Жозе да Сильва мог провести свою жизнь в безвестности, исполняя обязанности служащего железнодорожной компании, если бы однажды в баре случайно не услышал, как поет Она. Ее голос стал настоящим потрясением для молодого человека… Так началась история их дружбы и сотрудничества. Жозе открыл миру великую Сезарию Эвору, став ее менеджером, продюсером, близким другом и душеприказчиком...
Это случилось в Лиссабоне жарким летом 1987 года. Мне было 23 года, я родом с Кабо-Верде, но вырос в Сенегале, в Дакаре, скромный служащий французского железнодорожного концерна SNCF, по сути — простой стрелочник.
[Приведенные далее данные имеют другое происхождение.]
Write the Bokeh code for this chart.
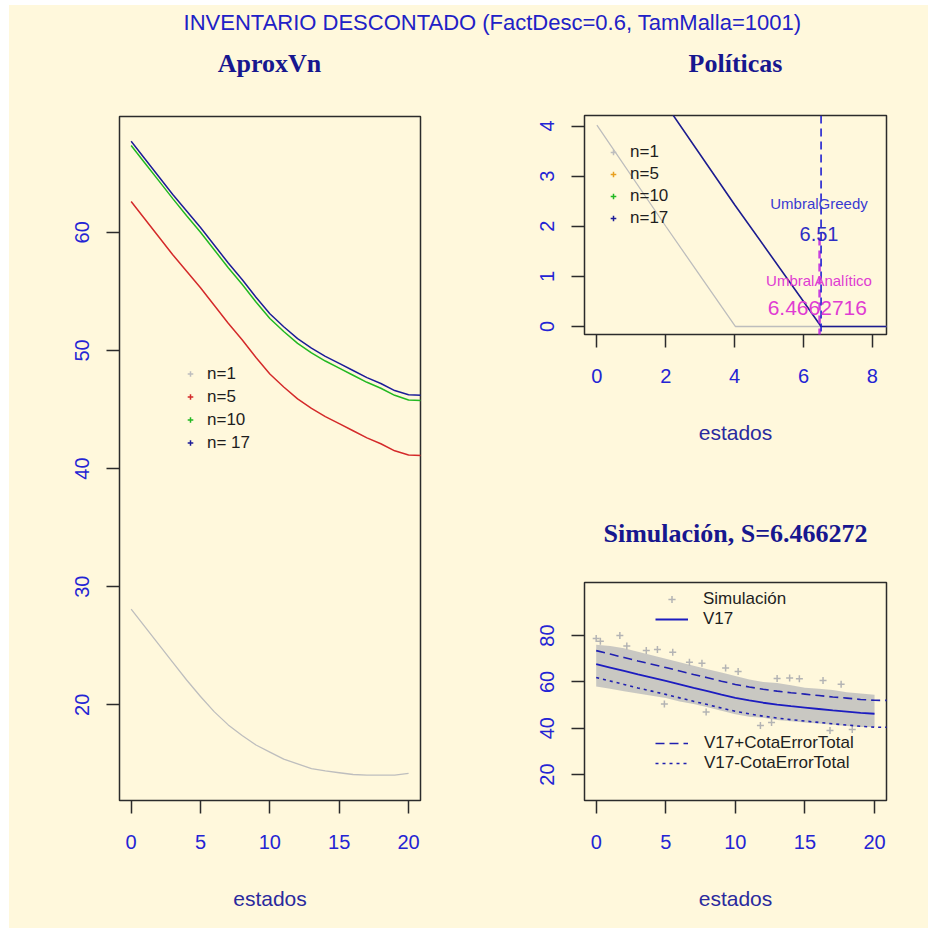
from bokeh.plotting import figure
from bokeh.layouts import row, column
from bokeh.models import (Label, Legend, LegendItem, FixedTicker, Spacer,
                          Range1d, Span)
from bokeh.embed import file_html
from bokeh.resources import INLINE

# ---------------- data ----------------
estados = list(range(22))            # 0..21 grid used for V5/V10/V17
estados_v1 = list(range(21))         # 0..20
v1 = [28.1, 26.6, 25.1, 23.6, 22.1, 20.7, 19.4, 18.3, 17.4, 16.6, 16.0,
      15.4, 15.0, 14.6, 14.4, 14.25, 14.1, 14.05, 14.05, 14.05, 14.2]
v5 = [62.6, 61.1, 59.6, 58.1, 56.7, 55.3, 53.8, 52.3, 50.9, 49.4, 48.0,
      46.9, 45.9, 45.1, 44.4, 43.8, 43.2, 42.6, 42.1, 41.5, 41.15, 41.1]
v10 = [67.35, 65.85, 64.35, 62.85, 61.4, 60.0, 58.5, 57.0, 55.6, 54.1, 52.7,
       51.6, 50.6, 49.8, 49.1, 48.5, 47.9, 47.3, 46.8, 46.2, 45.8, 45.75]
v17 = [67.7, 66.2, 64.7, 63.2, 61.8, 60.4, 58.9, 57.4, 56.0, 54.5, 53.1,
       52.0, 51.0, 50.2, 49.5, 48.9, 48.3, 47.7, 47.2, 46.6, 46.25, 46.2]

# policies
pol1_x = [0.0, 2.0, 4.02, 8.6]
pol1_y = [4.02, 2.0, 0.0, 0.0]
pol17_x = [0.0, 2.0, 4.0, 6.0, 6.51, 8.6]
pol17_y = [6.45, 4.43, 2.43, 0.5, 0.0, 0.0]
umbral_greedy = 6.51
umbral_analitico = 6.4662716
analitico_seg_y = [-0.2, 1.8]

# simulation (dense band envelope + scattered outliers)
sim_x = list(range(21))
sim_upper = [76.0, 75.5, 74.5, 73.0, 71.5, 70.0, 68.5, 67.0, 65.5, 64.0, 62.5,
             61.0, 60.0, 59.5, 58.5, 57.5, 57.0, 56.5, 55.5, 55.0, 54.5]
sim_lower = [58.0, 57.0, 56.0, 55.0, 54.0, 53.0, 51.5, 50.5, 49.0, 47.5, 46.0,
             45.0, 44.5, 43.5, 43.0, 42.5, 42.0, 41.5, 41.0, 40.5, 40.5]
out_x = [0.0, 0.3, 1.7, 2.2, 3.6, 4.4, 5.5, 6.7, 7.6, 9.3, 10.2, 13.0, 13.9,
         14.6, 16.3, 17.6, 4.9, 7.9, 11.8, 12.6, 16.8, 18.4]
out_y = [78.7, 77.5, 80.0, 75.5, 73.5, 74.0, 72.8, 68.5, 68.0, 66.0, 64.5,
         61.5, 61.7, 61.3, 60.6, 59.0, 50.5, 47.0, 41.2, 42.5, 39.0, 39.5]
cota_error_total = 5.8

ticks_x_vn = [0, 5, 10, 15, 20]
ticks_y_vn = [20, 30, 40, 50, 60]
ticks_x_pol = [0, 2, 4, 6, 8]
ticks_y_pol = [0, 1, 2, 3, 4]
ticks_y_sim = [20, 40, 60, 80]

# ---------------- styles ----------------
BG = "#FFF8DC"
TICK_COL = "#2424d4"
AXLAB_COL = "#2a2a9e"
TITLE_COL = "#17178f"
SANS = "Liberation Sans"
SERIF = "Liberation Serif"


def style(p, xt, yt, xlabel=None):
    p.background_fill_color = BG
    p.border_fill_color = BG
    p.outline_line_color = "#2b2b2b"
    p.outline_line_width = 1.5
    p.xgrid.visible = False
    p.ygrid.visible = False
    p.xaxis.ticker = FixedTicker(ticks=xt)
    p.yaxis.ticker = FixedTicker(ticks=yt)
    p.axis.axis_line_color = None
    p.axis.major_tick_line_color = "#2b2b2b"
    p.axis.major_tick_line_width = 1.5
    p.axis.major_tick_out = 13
    p.axis.major_tick_in = 0
    p.axis.minor_tick_line_color = None
    p.axis.major_label_text_font = SANS
    p.axis.major_label_text_font_size = "20px"
    p.axis.major_label_text_color = TICK_COL
    p.xaxis.major_label_standoff = 21
    p.yaxis.major_label_standoff = 17
    p.yaxis.major_label_orientation = "vertical"
    if xlabel:
        p.xaxis.axis_label = xlabel
        p.xaxis.axis_label_text_font = SANS
        p.xaxis.axis_label_text_font_size = "21px"
        p.xaxis.axis_label_text_font_style = "normal"
        p.xaxis.axis_label_text_color = AXLAB_COL
        p.xaxis.axis_label_standoff = 35


def panel_title(p, x, y, text):
    p.add_layout(Label(x=x, y=y, x_units="screen", y_units="screen", text=text,
                       text_font=SERIF, text_font_size="26px",
                       text_font_style="bold", text_color=TITLE_COL,
                       text_align="center", text_baseline="middle"))


def legend(items, loc, gw, gh, standoff):
    return Legend(items=items, location=loc, border_line_color=None,
                  background_fill_alpha=0, padding=0, margin=0, spacing=0,
                  glyph_width=gw, glyph_height=gh, label_height=gh,
                  label_standoff=standoff, label_text_font=SANS,
                  label_text_font_size="17px", label_text_color="#1e1e1e")


# ---------------- title strip (main title + top panel titles) ----------------
pt = figure(width=919, height=75, output_backend="svg", toolbar_location=None,
            x_axis_type=None, y_axis_type=None, min_border=0,
            x_range=Range1d(0, 1), y_range=Range1d(0, 1))
pt.background_fill_color = BG
pt.border_fill_color = BG
pt.outline_line_color = None
pt.xgrid.visible = False
pt.ygrid.visible = False
pt.add_layout(Label(x=483, y=58, x_units="screen", y_units="screen",
                    text="INVENTARIO DESCONTADO (FactDesc=0.6, TamMalla=1001)",
                    text_font=SANS, text_font_size="22px", text_color="#2121c6",
                    text_align="center", text_baseline="middle"))
panel_title(pt, 260, 17, "AproxVn")
panel_title(pt, 726, 17, "Políticas")

# ---------------- left: AproxVn ----------------
pl = figure(width=455, height=848, output_backend="svg", toolbar_location=None,
            x_range=Range1d(-0.84, 20.86), y_range=Range1d(11.9, 69.8),
            min_border_left=110, min_border_right=44, min_border_top=36,
            min_border_bottom=128)
style(pl, ticks_x_vn, ticks_y_vn, "estados")
series_l = [(estados_v1, v1, "#bebebe", 1.3, "n=1"),
            (estados, v5, "#d42a2a", 1.5, "n=5"),
            (estados, v10, "#22b822", 1.5, "n=10"),
            (estados, v17, "#1c1c98", 1.5, "n= 17")]
items = []
for xs, ys, c, w, lab in series_l:
    pl.line(xs, ys, line_color=c, line_width=w)
    # marker-only renderer (size 0 on the plot) so the legend shows a "+"
    r = pl.scatter(xs, ys, marker="cross", size=0, line_color=c, line_width=1.5)
    items.append(LegendItem(label=lab, renderers=[r]))
pl.add_layout(legend(items, (64, 346), 14, 23, 10))

# ---------------- top right: Politicas ----------------
pr = figure(width=464, height=400, output_backend="svg", toolbar_location=None,
            x_range=Range1d(-0.36, 8.41), y_range=Range1d(-0.16, 4.21),
            min_border_left=120, min_border_right=42, min_border_top=35,
            min_border_bottom=146)
style(pr, ticks_x_pol, ticks_y_pol, "estados")
pr.line(pol1_x, pol1_y, line_color="#bdbdbd", line_width=1.3)
pr.line(pol17_x, pol17_y, line_color="#1c1c90", line_width=1.6)
pr.line([umbral_analitico, umbral_analitico], analitico_seg_y,
        line_color="#c020e0", line_width=2.5, line_dash="8 5", line_alpha=0.85)
pr.add_layout(Span(location=umbral_greedy, dimension="height",
                   line_color="#2020d0", line_width=1.6, line_dash="8 5"))
leg_cols_r = ["#bebebe", "#e8a020", "#22b822", "#1c1c98"]
leg_lab_r = ["n=1", "n=5", "n=10", "n=17"]
items = []
for c, lab in zip(leg_cols_r, leg_lab_r):
    r = pr.scatter(pol17_x, pol17_y, marker="cross", size=0, line_color=c,
                   line_width=1.5)
    items.append(LegendItem(label=lab, renderers=[r]))
pr.add_layout(legend(items, (22, 105), 14, 22, 10))
pr.add_layout(Label(x=6.45, y=2.45, text="UmbralGreedy", text_font=SANS,
                    text_font_size="15px", text_color="#3a3ad2",
                    text_align="center", text_baseline="middle"))
pr.add_layout(Label(x=6.45, y=1.85, text="6.51", text_font=SANS,
                    text_font_size="20px", text_color="#2e2ec4",
                    text_align="center", text_baseline="middle"))
pr.add_layout(Label(x=6.45, y=0.92, text="UmbralAnalítico", text_font=SANS,
                    text_font_size="15px", text_color="#e03cd2",
                    text_align="center", text_baseline="middle"))
pr.add_layout(Label(x=6.4, y=0.36, text="6.4662716", text_font=SANS,
                    text_font_size="21px", text_color="#e03cd2",
                    text_align="center", text_baseline="middle"))

# ---------------- bottom right: Simulacion ----------------
ps = figure(width=464, height=448, output_backend="svg", toolbar_location=None,
            x_range=Range1d(-0.84, 20.86), y_range=Range1d(8.8, 102.9),
            min_border_left=120, min_border_right=42, min_border_top=102,
            min_border_bottom=128)
style(ps, ticks_x_vn, ticks_y_sim, "estados")
ps.title.text = "Simulación, S=6.466272"
ps.title.align = "center"
ps.title.vertical_align = "top"
ps.title.text_font = SERIF
ps.title.text_font_size = "26px"
ps.title.text_font_style = "bold"
ps.title.text_color = TITLE_COL
ps.title.standoff = 66
ps.varea(x=sim_x, y1=sim_lower, y2=sim_upper, fill_color="#bcbcbc", fill_alpha=0.8)
r_sim = ps.scatter(out_x, out_y, marker="cross", size=7, line_color="#b4b4b4",
                   line_width=1.5)
upper = [v + cota_error_total for v in v17]
lower = [v - cota_error_total for v in v17]
r_up = ps.line(estados, upper, line_color="#2020b0", line_width=1.6, line_dash="9 5")
r_lo = ps.line(estados, lower, line_color="#2020b0", line_width=1.6, line_dash="3 4")
r_v17 = ps.line(estados[:21], v17[:21], line_color="#1c1cc0", line_width=1.8)
ps.add_layout(legend([LegendItem(label="Simulación", renderers=[r_sim]),
                      LegendItem(label="V17", renderers=[r_v17])],
                     (71, 171), 33, 18, 15))
ps.add_layout(legend([LegendItem(label="V17+CotaErrorTotal", renderers=[r_up]),
                      LegendItem(label="V17-CotaErrorTotal", renderers=[r_lo])],
                     (71, 27), 33, 20, 16))

cream = {"background-color": BG}
inner = column(pt, row(pl, column(pr, ps, styles=cream), styles=cream), styles=cream)
layout = column(Spacer(height=5), row(Spacer(width=9), inner))

open("out.html", "w").write(file_html(layout, INLINE))
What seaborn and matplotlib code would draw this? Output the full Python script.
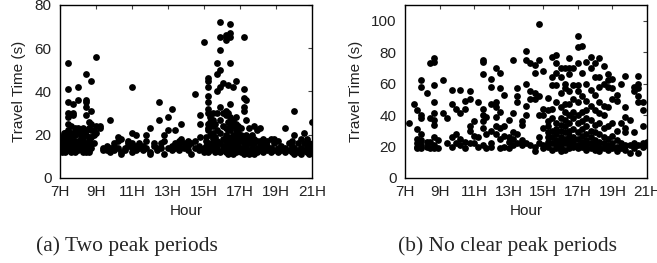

Жил в Париже, недавно женился — и вот решил устроить любимой романтические каникулы в Португалии, в Лиссабоне. Куда пойти в незнакомом городе? Мне сказали, что неподалеку есть бар-ресторан Enclave, хозяин которого — наш земляк по имени Бана, и вроде как там меню из наших блюд, это, можно сказать, своеобразный клуб ностальгирующих лиссабонских кабовердцев. Мы с женой пришли, сели, заказали еду. Где-то в глубине зала наигрывал что-то негромкое крошечный оркестр — всего два-три пожилых музыканта. Пианист, саксофонист... Краем глаза замечаю, что кто-то выходит на сцену, садится. Оборачиваюсь — полная женщина в возрасте. Закуривает, готовится петь… Вокруг жуют, галдят, бренчат приборами, всем все равно.
Сколько раз, возвращаясь мыслями к тем мгновениям, спрашивал себя, было ли предчувствие, что вот сейчас она запоет — и для меня все изменится раз и навсегда, мой мир перевернется? Нет, ничего такого не было.
Едва она запела, я так и замер с вилкой в руке. Стало радостно и грустно одновременно. Захотелось плакать. Такую горечь, такое обещание счастья нес ее голос. Он будто прощал, отпускал грехи, утешал и благословлял… Трудно определить словами те чувства, они словно взорвали меня изнутри. Никогда прежде я не испытывал такого потрясения. Никогда. Внимательно пригляделся к певице — полная, с разными глазами. Сколько ей лет? Под пятьдесят? Она казалась вдвое старше меня… Пела на креольском диалекте — языке, вообще непонятном для обычной публики.
Концерт продолжался недолго, и едва она покинула импровизированную сцену, я устремился за ней. Хотелось познакомиться, поговорить...
Приняла она меня просто, обрадовалась, что в чужом месте вдруг услышала родную речь, назвалась — Сезария Эвора. Приехала сюда на заработки, планов на будущее не строит, скоро поедет обратно. Ни менеджера, ни продюсера, да и вообще никого у нее нет. Она сама по себе. Не знаю, как это вышло, но у меня вырвалось: «Приезжайте в Париж, ко мне. Я вас познакомлю с музыкантами, помогу найти студию, режиссера…»
Тут надо отметить, что музыка была моим главным увлечением. По выходным я музицировал, играл в группе на ударных. Кстати, это занятие для кабовердца совершенно будничное.
Мы все без исключения поем и играем. Собираются друзья после работы, кто-то обязательно прихватит гитару, спускаются на улицу, идут куда-то на берег или в гости, рассаживаются, поют, играют… кто лучше, кто хуже, значения не имеет. Мы погружены в музыку. Так что даже в эмиграции не изменяем традициям и привычкам.
В Париже у меня водились знакомства, я мог бы представить Сезарию профессионалам.
Услышав все это, она лишь пожала плечами. Вроде как ну да, почему бы не приехать?.. Мы расстались, и я, покидая Лиссабон, честно говоря, не был уверен, что Сезария мне позвонит, тем более приедет…
— Но она приехала…
— В конце года. Спросив разрешения приехать не одной, а с другом, стареньким саксофонистом.